40k allows for an even greater advantage in this area than chess, for two reasons. First, you create your own armylist. Alpha strike armies are actually a perfect example of how to plan to outpace your opponent. The whole idea behind, say, a Drop Pod army is that you start off the board, then come in turn one and blow away a large enough portion of the opponent’s army that they can’t effectively recover. There’s fast operational tempo for you right there, at least during the first turn or two. It is possible for a good player to make some clever moves and regain control and outplay the Drop Pod player, winning the game in the end. Secondly, unlike chess you have much more control over how your forces are deployed. Again, a Drop Pod army goes into reserves in order to ensure that it comes in and strikes at the enemy first. Right from the start, there are several ways in which you can place yourself in an advantageous position.
It’s important to note that you can’t let up on your opponent, however. A good deployment only buys you an advantage in the first few turns. And opponent with a well-designed army should be mobile enough, or have adequate indirect or long range firepower, to recover from being out-deployed, if you fail to capitalize on a solid deployment. It’s not enough to sucker-punch your opponent. In a truly competitive game, you’ve also got to kick them while they’re down. In a polite and sportsman-like manner, of course.
Similarly, alpha strikes are only one of many examples of how to gain an early edge. If an alpha strike army fails to cripple the enemy, it can often find itself in an exposed and vulnerable position, and it is an entirely viable strategy to design a defensive army durable enough to tank an alpha strike, then take advantage of the exposed and vulnerable enemy units trickling in from reserves (in the case of a Drop Pod army). This is one good reason to still take Rhinos. You might lose a couple killpoints and maybe first blood, but the cheap Rhinos can act as a sort of ablative armor for the parts of your army that actually matter.
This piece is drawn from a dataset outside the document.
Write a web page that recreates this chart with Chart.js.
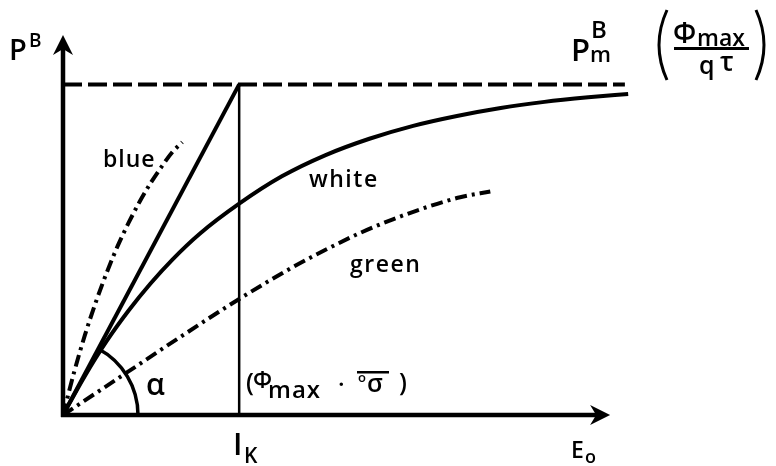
<!DOCTYPE html>
<html lang="en">
<head>
  <meta charset="UTF-8" />
  <title>P-I curve</title>
  <script src="https://cdn.jsdelivr.net/npm/chart.js"></script>
  <style>
    body {
      margin: 0;
      background: #fff;
    }
    canvas {
      display: block;
    }
  </style>
</head>
<body>
  <canvas id="chart" width="776" height="466"></canvas>

  <script>
    // axis extents (arbitrary units) and the two reference levels
    const xMax = 104;
    const yMax = 100;
    const axisEnd = 100;
    const Ik = 32.2;
    const Pm = 87;
    const pmLineEnd = 102.7;

    // white light: saturating curve, tangent to the initial slope at the origin
    const whiteX = [0, 4, 8, 12, 16, 20, 25, 32.2, 40, 48, 56, 64, 72, 80, 88, 96, 103.3];
    const whiteY = [0, 10.3, 19.5, 27.5, 34.6, 40.9, 47.7, 55.6, 62.8, 68.4, 72.7, 76.1, 78.7, 80.8, 82.4, 83.6, 84.5];

    // blue light: steepest initial slope
    const blueX = [0, 2, 4, 6, 8, 10, 12, 14, 16, 18, 20, 21.8];
    const blueY = [0, 11.1, 21, 29.7, 37.5, 44.5, 50.6, 56.1, 61, 65.3, 69.2, 71.8];

    // green light: shallow slope
    const greenX = [0, 11.9, 21.4, 32.4, 42, 48.3, 54.3, 60.3, 66.5, 72.6, 78.1];
    const greenY = [0, 11.4, 20.5, 30.7, 38.9, 43.7, 47.9, 51.5, 54.7, 57.3, 58.8];

    const toPoints = (xs, ys) => xs.map((x, i) => ({ x: x, y: ys[i] }));

    const dashDot = [12, 5, 3, 5];
    const FONT = '"Open Sans", sans-serif';

    function text(ctx, str, x, y, size, spacing) {
      ctx.font = '600 ' + size + 'px ' + FONT;
      ctx.letterSpacing = (spacing || 0) + 'px';
      ctx.fillText(str, x, y);
    }

    // axes with arrows, the alpha arc and all annotations
    const decorations = {
      id: 'decorations',
      afterDatasetsDraw(chart) {
        const ctx = chart.ctx;
        const xs = chart.scales.x;
        const ys = chart.scales.y;
        const x0 = xs.getPixelForValue(0);
        const y0 = ys.getPixelForValue(0);
        const xTip = xs.getPixelForValue(axisEnd);
        const yTip = ys.getPixelForValue(yMax);

        ctx.save();
        ctx.fillStyle = '#000';
        ctx.strokeStyle = '#000';
        ctx.lineCap = 'butt';

        // axes
        ctx.lineWidth = 4.5;
        ctx.beginPath();
        ctx.moveTo(x0, y0 + 2);
        ctx.lineTo(x0, yTip + 12);
        ctx.moveTo(x0 - 2, y0);
        ctx.lineTo(xTip - 12, y0);
        ctx.stroke();

        // arrow heads
        ctx.beginPath();
        ctx.moveTo(x0, yTip);
        ctx.lineTo(x0 + 10, yTip + 20);
        ctx.lineTo(x0, yTip + 14);
        ctx.lineTo(x0 - 10, yTip + 20);
        ctx.closePath();
        ctx.fill();
        ctx.beginPath();
        ctx.moveTo(xTip, y0);
        ctx.lineTo(xTip - 20, y0 - 10);
        ctx.lineTo(xTip - 14, y0);
        ctx.lineTo(xTip - 20, y0 + 10);
        ctx.closePath();
        ctx.fill();

        // alpha arc between the x axis and the initial slope line
        const kx = xs.getPixelForValue(Ik) - x0;
        const ky = ys.getPixelForValue(Pm) - y0;
        const ang = Math.atan2(ky, kx);
        ctx.lineWidth = 3.5;
        ctx.beginPath();
        ctx.arc(x0, y0, 75, ang, 0);
        ctx.stroke();

        ctx.textBaseline = 'alphabetic';

        // y axis title P^B
        text(ctx, 'P', 9, 60, 29);
        text(ctx, 'B', 29, 47, 19);

        // P_m^B at the end of the dashed line
        text(ctx, 'P', 571, 61, 31);
        text(ctx, 'B', 591, 38, 24);
        text(ctx, 'm', 590, 62, 22);

        // (Φmax / qτ)
        ctx.lineWidth = 3;
        ctx.beginPath();
        ctx.moveTo(667, 10);
        ctx.quadraticCurveTo(651, 45, 667, 80);
        ctx.moveTo(756, 10);
        ctx.quadraticCurveTo(772, 45, 756, 80);
        ctx.stroke();
        text(ctx, 'Φ', 673, 43, 28);
        text(ctx, 'max', 697, 46, 23);
        ctx.fillRect(674, 47, 75, 3);
        text(ctx, 'q', 699, 74, 25);
        text(ctx, 'τ', 720, 71, 27);

        // curve labels
        text(ctx, 'blue', 103, 167, 23, 1);
        text(ctx, 'white', 309, 187, 23, 1.5);
        text(ctx, 'green', 350, 272, 23, 1.5);

        // angle and axis labels
        text(ctx, 'α', 146, 395, 30);
        text(ctx, 'I', 233, 455, 31);
        text(ctx, 'K', 244, 463, 21);
        text(ctx, 'E', 571, 458, 23);
        text(ctx, 'o', 585, 463, 18);

        // (Φmax · σσ)
        text(ctx, '(', 246, 391, 25);
        text(ctx, 'Φ', 253, 388, 23);
        text(ctx, 'max', 268, 398, 24, 1);
        text(ctx, '·', 338, 393, 24);
        text(ctx, 'o', 358, 382, 13);
        text(ctx, 'σ', 367, 392, 25);
        ctx.fillRect(357, 371, 32, 2.5);
        text(ctx, ')', 399, 391, 25);

        ctx.restore();
      }
    };

    const lineStyle = {
      showLine: true,
      pointRadius: 0,
      borderColor: '#000',
      backgroundColor: '#000',
      fill: false,
      clip: false
    };

    new Chart(document.getElementById('chart'), {
      type: 'scatter',
      data: {
        datasets: [
          Object.assign({}, lineStyle, {
            label: 'Pm',
            data: toPoints([0, pmLineEnd], [Pm, Pm]),
            borderWidth: 4,
            borderDash: [19, 6]
          }),
          Object.assign({}, lineStyle, {
            label: 'Ik',
            data: toPoints([Ik, Ik], [0, Pm]),
            borderWidth: 2.5
          }),
          Object.assign({}, lineStyle, {
            label: 'alpha',
            data: toPoints([0, Ik], [0, Pm]),
            borderWidth: 4
          }),
          Object.assign({}, lineStyle, {
            label: 'white',
            data: toPoints(whiteX, whiteY),
            borderWidth: 4,
            cubicInterpolationMode: 'monotone'
          }),
          Object.assign({}, lineStyle, {
            label: 'blue',
            data: toPoints(blueX, blueY),
            borderWidth: 4,
            borderDash: dashDot,
            cubicInterpolationMode: 'monotone'
          }),
          Object.assign({}, lineStyle, {
            label: 'green',
            data: toPoints(greenX, greenY),
            borderWidth: 4,
            borderDash: dashDot,
            cubicInterpolationMode: 'monotone'
          })
        ]
      },
      options: {
        responsive: false,
        animation: false,
        layout: {
          padding: { left: 63, right: 144, top: 35, bottom: 51 }
        },
        scales: {
          x: { type: 'linear', min: 0, max: xMax, display: false },
          y: { type: 'linear', min: 0, max: yMax, display: false }
        },
        plugins: {
          legend: { display: false },
          tooltip: { enabled: false }
        }
      },
      plugins: [decorations]
    });
  </script>
</body>
</html>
It’s also a good example of why Eldar fare much better than Tau with LOS blocking terrain. Tau generally lack mobility, with the general exception of Riptides (Crisis Suits are mobile as well, but not as common competively, at least not in large numbers). Eldar, however, are extremely fast and mobile. LOS blocking terrain provides a means for opponents to hide from Tau fairly easily, and late game Tau will struggle to move out of their deployment zone and grab objectives if they’ve failed to shoot their opponent to pieces. Eldar, on the other hand, can move around the terrain, and take advantage of it as much as their opponent does, never giving their opponent a break. Eldar Jetbikes in particular become extremely difficult to deal with, as they can hide very easily and then turbo-boost onto objectives to contest or control whatever their opponent has. As a result, even up to the end of the game, the Eldar’s opponent will still be left with multiple fires to put out, and if they fail to do so they will lose on objectives.